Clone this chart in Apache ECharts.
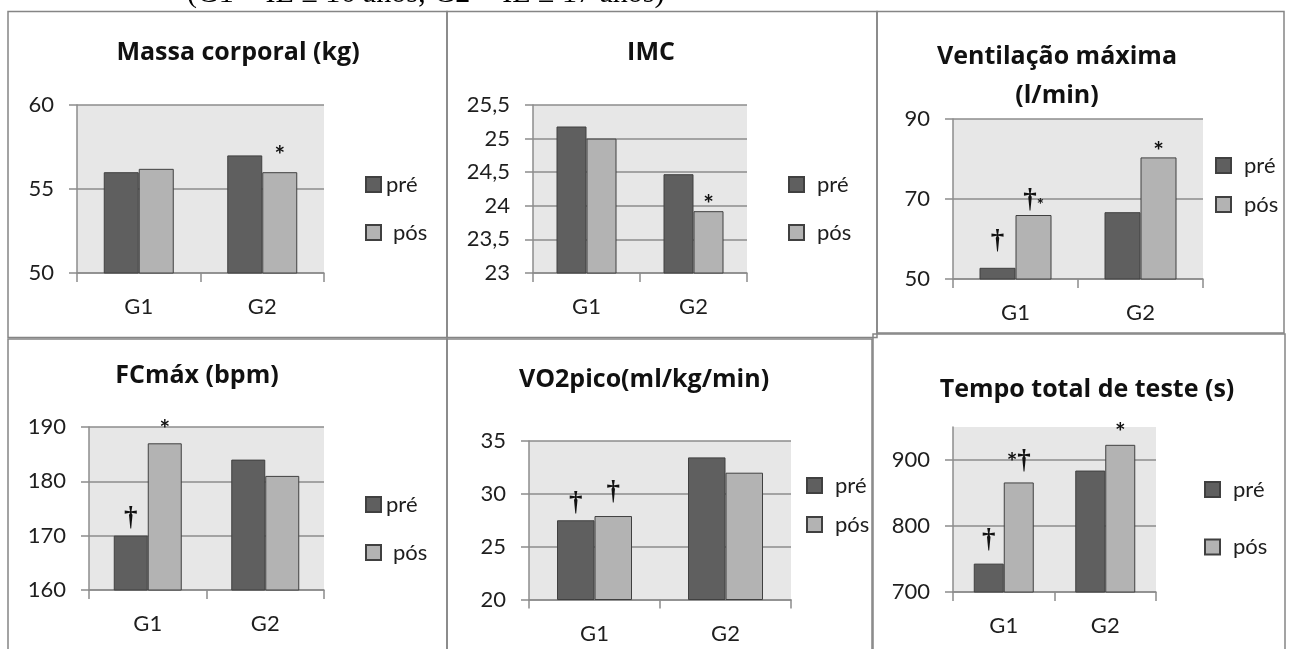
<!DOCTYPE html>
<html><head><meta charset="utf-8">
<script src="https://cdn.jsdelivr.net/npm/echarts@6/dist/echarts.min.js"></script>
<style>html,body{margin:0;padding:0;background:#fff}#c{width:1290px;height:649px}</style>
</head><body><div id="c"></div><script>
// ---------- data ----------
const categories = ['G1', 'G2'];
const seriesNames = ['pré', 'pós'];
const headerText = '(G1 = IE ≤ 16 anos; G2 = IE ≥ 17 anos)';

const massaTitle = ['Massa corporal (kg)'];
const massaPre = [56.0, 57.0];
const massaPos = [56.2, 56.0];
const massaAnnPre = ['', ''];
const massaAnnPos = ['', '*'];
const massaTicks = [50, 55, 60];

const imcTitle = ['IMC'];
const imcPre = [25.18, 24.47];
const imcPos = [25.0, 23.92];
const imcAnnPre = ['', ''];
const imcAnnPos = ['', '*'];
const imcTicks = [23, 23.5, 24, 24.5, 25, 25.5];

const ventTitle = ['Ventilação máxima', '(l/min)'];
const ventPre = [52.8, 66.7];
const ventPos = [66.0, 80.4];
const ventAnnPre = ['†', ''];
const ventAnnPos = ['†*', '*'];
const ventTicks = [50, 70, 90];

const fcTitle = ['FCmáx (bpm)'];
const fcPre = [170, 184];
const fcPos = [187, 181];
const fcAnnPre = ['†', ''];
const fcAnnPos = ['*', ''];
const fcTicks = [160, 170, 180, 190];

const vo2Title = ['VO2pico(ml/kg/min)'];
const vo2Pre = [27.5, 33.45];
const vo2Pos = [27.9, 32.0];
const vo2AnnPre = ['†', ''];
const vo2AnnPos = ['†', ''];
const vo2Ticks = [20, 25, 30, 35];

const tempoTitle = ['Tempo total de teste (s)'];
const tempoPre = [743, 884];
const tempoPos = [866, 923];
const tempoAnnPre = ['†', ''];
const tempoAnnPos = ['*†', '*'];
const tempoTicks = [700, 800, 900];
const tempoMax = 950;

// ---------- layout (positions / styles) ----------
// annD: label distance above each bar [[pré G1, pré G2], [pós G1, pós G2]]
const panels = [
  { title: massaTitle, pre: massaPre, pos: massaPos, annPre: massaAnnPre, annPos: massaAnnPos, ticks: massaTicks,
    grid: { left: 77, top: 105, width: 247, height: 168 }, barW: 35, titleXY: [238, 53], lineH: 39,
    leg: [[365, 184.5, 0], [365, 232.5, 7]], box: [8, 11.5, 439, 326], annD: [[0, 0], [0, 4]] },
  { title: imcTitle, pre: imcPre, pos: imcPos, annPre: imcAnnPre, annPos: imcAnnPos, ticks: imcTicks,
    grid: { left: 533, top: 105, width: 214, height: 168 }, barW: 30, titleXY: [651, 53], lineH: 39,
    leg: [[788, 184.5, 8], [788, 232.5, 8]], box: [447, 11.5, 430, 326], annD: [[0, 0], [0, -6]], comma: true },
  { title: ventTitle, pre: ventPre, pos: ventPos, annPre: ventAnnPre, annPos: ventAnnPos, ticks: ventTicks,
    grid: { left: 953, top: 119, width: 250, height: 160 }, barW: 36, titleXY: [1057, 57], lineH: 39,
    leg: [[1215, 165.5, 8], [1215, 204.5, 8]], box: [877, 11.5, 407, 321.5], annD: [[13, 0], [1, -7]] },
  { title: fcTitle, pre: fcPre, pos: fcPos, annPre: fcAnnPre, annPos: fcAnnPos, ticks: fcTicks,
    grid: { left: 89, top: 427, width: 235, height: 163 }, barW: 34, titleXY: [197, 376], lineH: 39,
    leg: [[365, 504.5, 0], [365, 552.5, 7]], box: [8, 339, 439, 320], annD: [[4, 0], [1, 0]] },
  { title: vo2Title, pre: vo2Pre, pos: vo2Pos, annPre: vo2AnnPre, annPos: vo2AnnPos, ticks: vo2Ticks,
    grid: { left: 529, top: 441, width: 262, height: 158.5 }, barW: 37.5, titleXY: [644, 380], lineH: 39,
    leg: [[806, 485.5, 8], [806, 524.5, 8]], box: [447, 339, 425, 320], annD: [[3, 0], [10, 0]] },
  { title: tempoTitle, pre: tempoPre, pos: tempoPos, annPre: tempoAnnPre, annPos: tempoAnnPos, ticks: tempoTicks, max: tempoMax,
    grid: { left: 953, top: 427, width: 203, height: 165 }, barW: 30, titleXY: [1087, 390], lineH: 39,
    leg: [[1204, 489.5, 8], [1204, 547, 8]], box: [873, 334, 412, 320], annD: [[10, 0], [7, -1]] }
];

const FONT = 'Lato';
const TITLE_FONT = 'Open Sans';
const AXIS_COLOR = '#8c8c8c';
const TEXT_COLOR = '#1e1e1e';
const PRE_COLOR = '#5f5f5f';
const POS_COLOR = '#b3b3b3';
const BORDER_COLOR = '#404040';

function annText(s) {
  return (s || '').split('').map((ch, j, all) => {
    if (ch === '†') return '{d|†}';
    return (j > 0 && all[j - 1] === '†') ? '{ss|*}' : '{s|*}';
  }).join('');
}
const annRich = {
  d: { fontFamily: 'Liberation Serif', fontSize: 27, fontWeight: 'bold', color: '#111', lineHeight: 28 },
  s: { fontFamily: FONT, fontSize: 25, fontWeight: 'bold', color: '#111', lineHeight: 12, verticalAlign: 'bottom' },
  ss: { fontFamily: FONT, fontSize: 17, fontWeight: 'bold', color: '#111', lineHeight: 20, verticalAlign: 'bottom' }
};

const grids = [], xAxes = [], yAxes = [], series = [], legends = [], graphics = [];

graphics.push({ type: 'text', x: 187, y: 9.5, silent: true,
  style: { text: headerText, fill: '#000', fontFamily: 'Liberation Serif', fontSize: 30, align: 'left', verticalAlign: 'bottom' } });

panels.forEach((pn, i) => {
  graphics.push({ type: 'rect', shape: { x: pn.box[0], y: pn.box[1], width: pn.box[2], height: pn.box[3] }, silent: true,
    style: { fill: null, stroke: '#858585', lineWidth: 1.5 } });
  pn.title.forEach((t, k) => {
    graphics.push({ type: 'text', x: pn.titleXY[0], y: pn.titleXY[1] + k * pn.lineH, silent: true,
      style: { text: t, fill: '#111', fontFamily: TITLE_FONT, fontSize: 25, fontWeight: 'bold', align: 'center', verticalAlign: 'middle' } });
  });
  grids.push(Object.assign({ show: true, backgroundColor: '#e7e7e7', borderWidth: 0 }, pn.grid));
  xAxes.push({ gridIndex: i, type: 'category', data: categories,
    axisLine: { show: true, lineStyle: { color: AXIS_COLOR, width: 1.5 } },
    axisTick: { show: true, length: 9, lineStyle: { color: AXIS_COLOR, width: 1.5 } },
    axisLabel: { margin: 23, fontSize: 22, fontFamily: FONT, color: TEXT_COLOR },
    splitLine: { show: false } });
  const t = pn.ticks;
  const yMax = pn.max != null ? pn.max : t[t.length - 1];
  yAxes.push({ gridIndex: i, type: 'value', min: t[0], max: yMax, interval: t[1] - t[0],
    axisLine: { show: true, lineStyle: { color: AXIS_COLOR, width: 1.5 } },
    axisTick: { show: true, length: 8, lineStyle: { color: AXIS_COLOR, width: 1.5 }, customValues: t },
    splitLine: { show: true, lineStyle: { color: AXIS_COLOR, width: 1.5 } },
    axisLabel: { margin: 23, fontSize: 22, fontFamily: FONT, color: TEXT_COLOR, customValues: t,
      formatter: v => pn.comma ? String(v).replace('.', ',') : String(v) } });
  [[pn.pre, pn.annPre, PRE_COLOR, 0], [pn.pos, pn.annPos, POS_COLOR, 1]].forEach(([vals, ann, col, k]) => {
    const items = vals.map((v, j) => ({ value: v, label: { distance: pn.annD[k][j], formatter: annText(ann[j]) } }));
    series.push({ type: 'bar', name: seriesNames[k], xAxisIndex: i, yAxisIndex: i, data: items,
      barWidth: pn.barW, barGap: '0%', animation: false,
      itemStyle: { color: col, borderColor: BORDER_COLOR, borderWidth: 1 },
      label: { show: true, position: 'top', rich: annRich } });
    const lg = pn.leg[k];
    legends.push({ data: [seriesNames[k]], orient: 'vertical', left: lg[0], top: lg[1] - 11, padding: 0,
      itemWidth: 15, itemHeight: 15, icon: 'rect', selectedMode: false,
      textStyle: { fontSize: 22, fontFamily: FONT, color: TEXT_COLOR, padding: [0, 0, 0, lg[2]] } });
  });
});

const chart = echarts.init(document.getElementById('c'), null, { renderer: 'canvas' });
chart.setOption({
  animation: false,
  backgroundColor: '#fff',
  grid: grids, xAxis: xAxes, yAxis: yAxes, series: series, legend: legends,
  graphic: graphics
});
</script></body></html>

******************************

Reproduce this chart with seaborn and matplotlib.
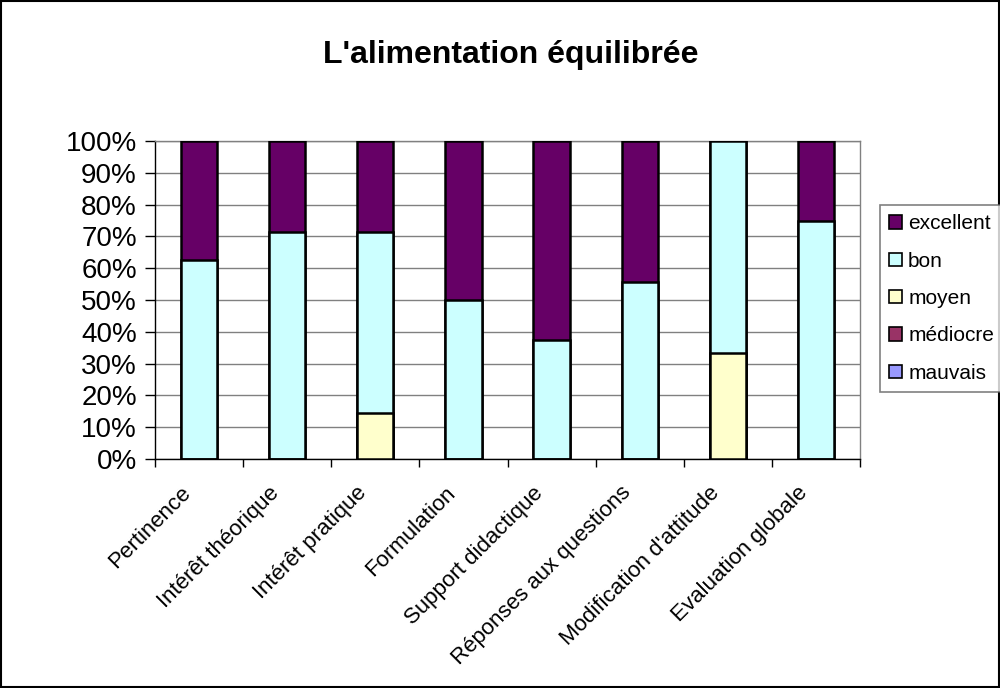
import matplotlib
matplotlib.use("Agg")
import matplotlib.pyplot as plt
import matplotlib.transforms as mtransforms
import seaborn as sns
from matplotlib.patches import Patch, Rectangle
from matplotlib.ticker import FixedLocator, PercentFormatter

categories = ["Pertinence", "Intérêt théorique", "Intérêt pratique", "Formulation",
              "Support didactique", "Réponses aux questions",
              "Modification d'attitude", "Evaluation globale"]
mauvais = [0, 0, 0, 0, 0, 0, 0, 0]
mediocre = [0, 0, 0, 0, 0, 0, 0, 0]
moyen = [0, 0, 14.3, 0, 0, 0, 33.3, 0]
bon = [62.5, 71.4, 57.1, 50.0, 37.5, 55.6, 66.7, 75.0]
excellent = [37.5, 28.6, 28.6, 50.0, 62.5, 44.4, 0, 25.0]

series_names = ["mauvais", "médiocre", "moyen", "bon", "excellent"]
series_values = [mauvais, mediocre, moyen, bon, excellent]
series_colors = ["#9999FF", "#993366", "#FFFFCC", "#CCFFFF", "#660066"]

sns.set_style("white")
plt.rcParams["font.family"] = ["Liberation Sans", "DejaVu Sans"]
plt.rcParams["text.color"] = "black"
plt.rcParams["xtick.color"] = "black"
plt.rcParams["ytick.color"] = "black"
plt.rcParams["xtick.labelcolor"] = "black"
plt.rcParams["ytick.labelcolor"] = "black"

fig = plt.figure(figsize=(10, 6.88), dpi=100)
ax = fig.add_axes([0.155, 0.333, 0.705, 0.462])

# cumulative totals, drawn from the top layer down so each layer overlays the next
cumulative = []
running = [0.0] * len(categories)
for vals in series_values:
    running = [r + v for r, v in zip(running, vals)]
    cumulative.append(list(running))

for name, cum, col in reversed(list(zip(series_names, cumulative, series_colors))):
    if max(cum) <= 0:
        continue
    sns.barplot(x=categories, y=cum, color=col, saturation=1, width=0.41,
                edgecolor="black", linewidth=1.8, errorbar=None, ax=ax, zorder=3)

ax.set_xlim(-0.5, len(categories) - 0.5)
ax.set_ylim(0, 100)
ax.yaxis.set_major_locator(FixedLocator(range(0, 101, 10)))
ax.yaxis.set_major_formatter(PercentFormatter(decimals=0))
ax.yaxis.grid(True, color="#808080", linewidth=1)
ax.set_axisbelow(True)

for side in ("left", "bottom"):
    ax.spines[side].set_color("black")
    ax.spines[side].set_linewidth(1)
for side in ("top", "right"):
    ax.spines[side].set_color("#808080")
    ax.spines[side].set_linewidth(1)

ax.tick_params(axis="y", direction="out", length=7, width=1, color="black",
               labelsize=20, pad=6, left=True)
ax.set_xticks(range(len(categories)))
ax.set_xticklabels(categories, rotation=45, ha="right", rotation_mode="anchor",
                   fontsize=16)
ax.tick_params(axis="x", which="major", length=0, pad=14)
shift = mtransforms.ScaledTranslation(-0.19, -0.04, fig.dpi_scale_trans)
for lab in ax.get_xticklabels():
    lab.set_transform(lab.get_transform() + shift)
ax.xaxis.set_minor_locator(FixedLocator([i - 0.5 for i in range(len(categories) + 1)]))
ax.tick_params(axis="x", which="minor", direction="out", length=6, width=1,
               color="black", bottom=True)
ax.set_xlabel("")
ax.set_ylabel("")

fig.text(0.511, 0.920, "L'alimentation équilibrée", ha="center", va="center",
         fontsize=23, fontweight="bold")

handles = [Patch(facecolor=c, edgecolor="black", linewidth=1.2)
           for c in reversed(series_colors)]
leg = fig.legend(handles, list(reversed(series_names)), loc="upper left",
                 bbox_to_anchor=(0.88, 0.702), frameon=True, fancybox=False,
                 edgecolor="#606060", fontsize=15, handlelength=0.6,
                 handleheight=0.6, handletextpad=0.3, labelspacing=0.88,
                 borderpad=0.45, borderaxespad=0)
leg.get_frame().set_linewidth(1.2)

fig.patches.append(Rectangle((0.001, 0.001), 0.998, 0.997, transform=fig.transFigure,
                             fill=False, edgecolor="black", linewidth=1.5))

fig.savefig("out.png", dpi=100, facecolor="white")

******************************

What is asked:
Repeat exactly, and only, the lines from the one containing "Reproduce this chart" through the one containing "from matplotlib.ticker import", both included, without the pictures.

Solution for this exercise:
Reproduce this chart with seaborn and matplotlib.
import matplotlib
matplotlib.use("Agg")
import matplotlib.pyplot as plt
import matplotlib.transforms as mtransforms
import seaborn as sns
from matplotlib.patches import Patch, Rectangle
from matplotlib.ticker import FixedLocator, PercentFormatter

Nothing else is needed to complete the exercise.